A: Not generally. There is a standard “552 Content Rejected” error that is returned. Some mail systems may send the URL returned in the RBL lookup, to give the sender more information specifying the reason for the rejection.
Q: How can a company/person be removed from an RBL?
A: The company must contact the owner of the RBL service. Sometimes this can be done with a quick e-mail; in other cases, the RBL Web site has a form the company can fill out, which then automatically performs a relay check on the domain. Speed of response varies greatly and is usually better with commercial RBLs. It used to be that the RBL owners took the attitude of, “You are a stupid administrator who set up your mail incorrectly, so I’m not taking you off.” There was little a company could do about this, other than hope that people they send mail to would not use that specific RBL server. Currently, however, the RBL sites are much more responsive than in the past.
Q: Is it possible to view the companies listed on an RBL? Is that access in real time?
A: Some services offer a Web lookup function on their site. Organizations can do a DNS lookup against the RBL server. A positive result indicates the IP address is on the blacklist. Some RBLs will also provide a link with pertinent information about the listing; others provide a “yea” or “nay” and nothing more, while some have no public face, and it is impossible to determine whether an address is listed. Most RBLs will throttle connections if pinged too quickly (to prevent DOS attacks). Dnsstuff.com is a good place to do multiple RBL lookups.
Q: How often are RBLs updated?
A: It depends on the service. Some are updated multiple times a day. Others are never updated and are grossly out-of-date, yet are still up and running.
Q: What are the bandwidth implications?
A: An RBL check is just a DNS lookup, so the need for bandwidth is not large. Most servers handling fewer than 10 inbound messages per second can handle RBL lookups, and most RBLs have reasonable capacity (e.g., Spamhaus handles 2,000-3,000 queries per second). Being able to keep large databases and scan through them quickly is important if local caching is used (we recommend caching). RBLs should block messages prior to entering the mail-processing stage, if possible.
Q: What are the tradeoffs between paid RBLs and free RBLs?
A: Paid sites are usually better maintained and updated more frequently than free RBLs. The granularity of the database is also generally better. For example, we have seen cases where free sites block the entire Class B block of addresses when a violation is suspected, instead of blocking only the specific addresses of the relays in question. Paid RBLs also are far more accountable and offer service-level agreements and customer service. In addition, paid sites are better architected to survive a denial-of-service attack via built-in redundancy, which is critical since RBLs are often the target of attacks from angry spammers.
Q: What are some of the more effective RBLs, both commercial and free?
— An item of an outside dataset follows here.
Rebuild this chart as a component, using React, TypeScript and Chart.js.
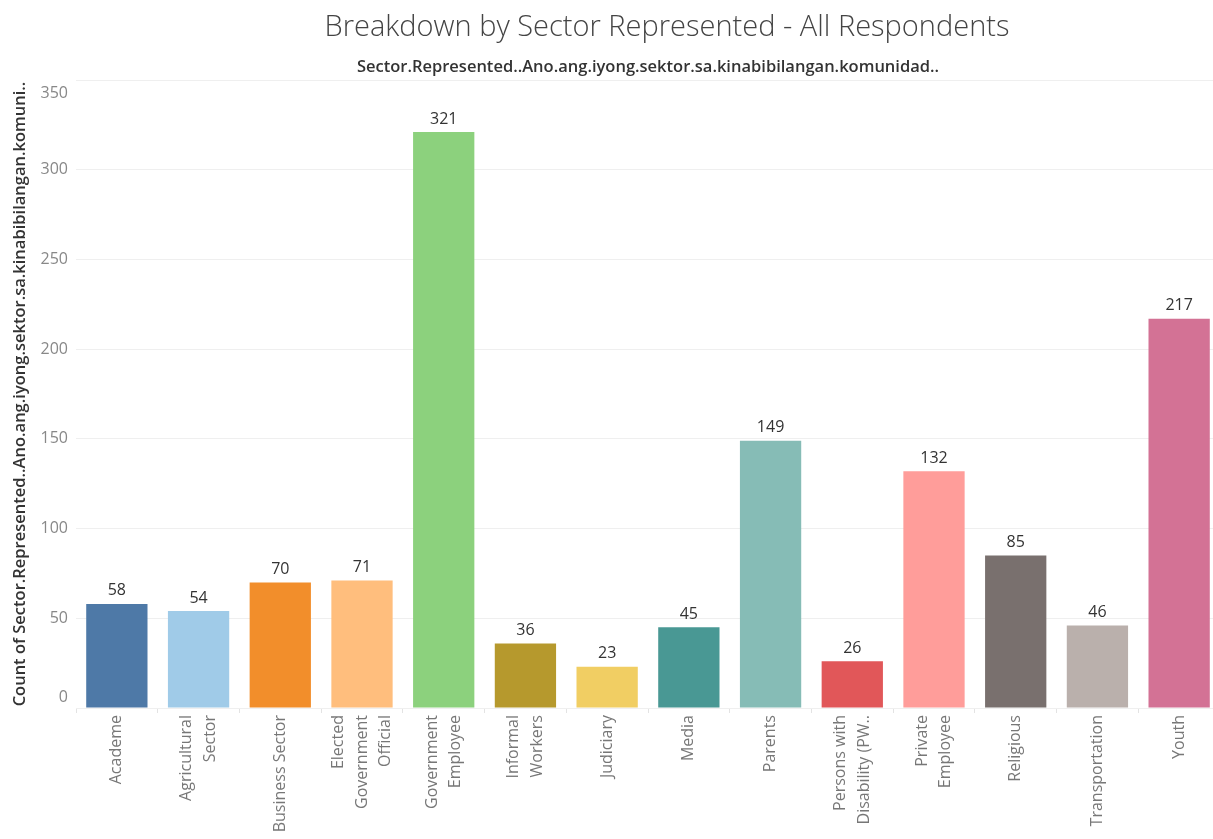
import React, { useEffect, useRef } from "react";
import { Chart, registerables } from "chart.js";

Chart.register(...registerables);

const TITLE = "Breakdown by Sector Represented - All Respondents";
const SUBTITLE = "Sector.Represented..Ano.ang.iyong.sektor.sa.kinabibilangan.komunidad..";
const Y_TITLE = "Count of Sector.Represented..Ano.ang.iyong.sektor.sa.kinabibilangan.komuni..";

const categories: (string | string[])[] = [
  "Academe",
  ["Agricultural", "Sector"],
  "Business Sector",
  ["Elected", "Government", "Official"],
  ["Government", "Employee"],
  ["Informal", "Workers"],
  "Judiciary",
  "Media",
  "Parents",
  ["Persons with", "Disability (PW.."],
  ["Private", "Employee"],
  "Religious",
  "Transportation",
  "Youth",
];

const counts = [58, 54, 70, 71, 321, 36, 23, 45, 149, 26, 132, 85, 46, 217];

const barColors = [
  "#4E79A7", "#A0CBE8", "#F28E2B", "#FFBE7D", "#8CD17D", "#B6992D", "#F1CE63",
  "#499894", "#86BCB6", "#E15759", "#FF9D9A", "#79706E", "#BAB0AC", "#D37295",
];

const yTicks = [0, 50, 100, 150, 200, 250, 300, 350];

const FONT = '"Open Sans", "Noto Sans", sans-serif';

const textPlugin = {
  id: "texts",
  afterDraw(chart: any) {
    const { ctx, chartArea } = chart;
    const xScale = chart.scales.x;
    const yScale = chart.scales.y;
    ctx.save();

    // Title
    ctx.fillStyle = "#444";
    ctx.textAlign = "center";
    ctx.textBaseline = "middle";
    ctx.font = `300 29px ${FONT}`;
    ctx.fillText(TITLE, 667, 28);

    // Subtitle (column header)
    ctx.fillStyle = "#333";
    ctx.font = `600 16.5px ${FONT}`;
    ctx.fillText(SUBTITLE, (chartArea.left + chartArea.right) / 2, 67);

    // Y axis title
    ctx.save();
    ctx.translate(20, (chartArea.top + chartArea.bottom) / 2);
    ctx.rotate(-Math.PI / 2);
    ctx.textAlign = "center";
    ctx.textBaseline = "middle";
    ctx.font = `600 16.5px ${FONT}`;
    ctx.fillText(Y_TITLE, 0, 0);
    ctx.restore();

    // Y tick labels (kept inside the axis range like the original)
    ctx.fillStyle = "#888";
    ctx.font = `16px ${FONT}`;
    ctx.textAlign = "right";
    ctx.textBaseline = "middle";
    yTicks.forEach((v) => {
      let y = yScale.getPixelForValue(v);
      if (y - 8 < chartArea.top) y = chartArea.top + 13;
      if (y + 8 > chartArea.bottom) y = chartArea.bottom - 11;
      ctx.fillText(String(v), chartArea.left - 8, y);
    });

    // X tick labels, rotated, multi-line centred on the tick
    ctx.fillStyle = "#777";
    ctx.font = `16px ${FONT}`;
    const lineStep = 23.5;
    categories.forEach((lab, i) => {
      const lines = Array.isArray(lab) ? lab : [lab];
      const x = xScale.getPixelForTick(i);
      ctx.save();
      ctx.translate(x, chartArea.bottom + 7);
      ctx.rotate(-Math.PI / 2);
      ctx.textAlign = "right";
      ctx.textBaseline = "middle";
      lines.forEach((ln, j) => {
        ctx.fillText(ln, 0, (j - (lines.length - 1) / 2) * lineStep);
      });
      ctx.restore();
    });

    ctx.restore();
  },
};

const valueLabelPlugin = {
  id: "valueLabels",
  afterDatasetsDraw(chart: any) {
    const { ctx } = chart;
    const meta = chart.getDatasetMeta(0);
    const data = chart.data.datasets[0].data;
    ctx.save();
    ctx.fillStyle = "#333";
    ctx.font = `16px ${FONT}`;
    ctx.textAlign = "center";
    ctx.textBaseline = "bottom";
    meta.data.forEach((el: any, i: number) => {
      ctx.fillText(String(data[i]), el.x, el.y - 5);
    });
    ctx.restore();
  },
};

export default function App() {
  const ref = useRef<HTMLCanvasElement | null>(null);

  useEffect(() => {
    if (!ref.current) return;
    const chart = new Chart(ref.current, {
      type: "bar",
      data: {
        labels: categories,
        datasets: [
          {
            data: counts,
            backgroundColor: barColors,
            borderWidth: 0,
            barPercentage: 0.75,
            categoryPercentage: 1,
          },
        ],
      },
      options: {
        responsive: false,
        animation: false,
        devicePixelRatio: 1,
        layout: { padding: { top: 80, right: 5, left: 0, bottom: 0 } },
        plugins: {
          legend: { display: false },
          title: { display: false },
          tooltip: { enabled: false },
        },
        scales: {
          x: {
            offset: true,
            grid: {
              offset: true,
              drawOnChartArea: false,
              drawTicks: true,
              tickLength: 5,
              color: "#e3e3e3",
            },
            border: { display: false },
            ticks: { display: false, autoSkip: false },
            afterFit(scale: any) {
              scale.height = 131;
            },
          },
          y: {
            min: 0,
            max: 350,
            afterBuildTicks(scale: any) {
              scale.ticks = yTicks.map((v) => ({ value: v }));
            },
            grid: { color: "#efefef", drawTicks: false },
            border: { display: false },
            ticks: { display: false },
            afterFit(scale: any) {
              scale.width = 76;
            },
          },
        },
      },
      plugins: [textPlugin, valueLabelPlugin],
    } as any);
    return () => chart.destroy();
  }, []);

  return (
    <div
      style={{
        position: "fixed",
        left: 0,
        top: 0,
        width: 1213,
        height: 839,
        overflow: "hidden",
        background: "#fff",
      }}
    >
      <canvas ref={ref} width={1225} height={839} />
    </div>
  );
}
A: With hundreds of lists, choosing a relevant RBL can be tricky. We believe MAPS (which was recently bought by Kelkea) is the best of the paid services, though its effectiveness is said to be diminishing since it went commercial. Commercial services typically cost about $2,000/year and have about 5% more unique addresses compared with no-fee services. SpamCop is a reasonable free service, but it can be a bit aggressive. Spamhaus (SBL-XBL), SORBS, and NJABL are also good choices for no-fee sites (Spamhaus charges for downloading zone files but provides free DNS queries).
Bottom Line: Real-time blackhole lists should continue to be used as part of an overall spam-blocking strategy. However, the value of RBLs is being eclipsed by other more sophisticated forms of reputation services, which are essential to effective mail hygiene programs.
Business Impact: Organizations must take draconian measures to prevent spam from compromising the value of corporate messaging systems.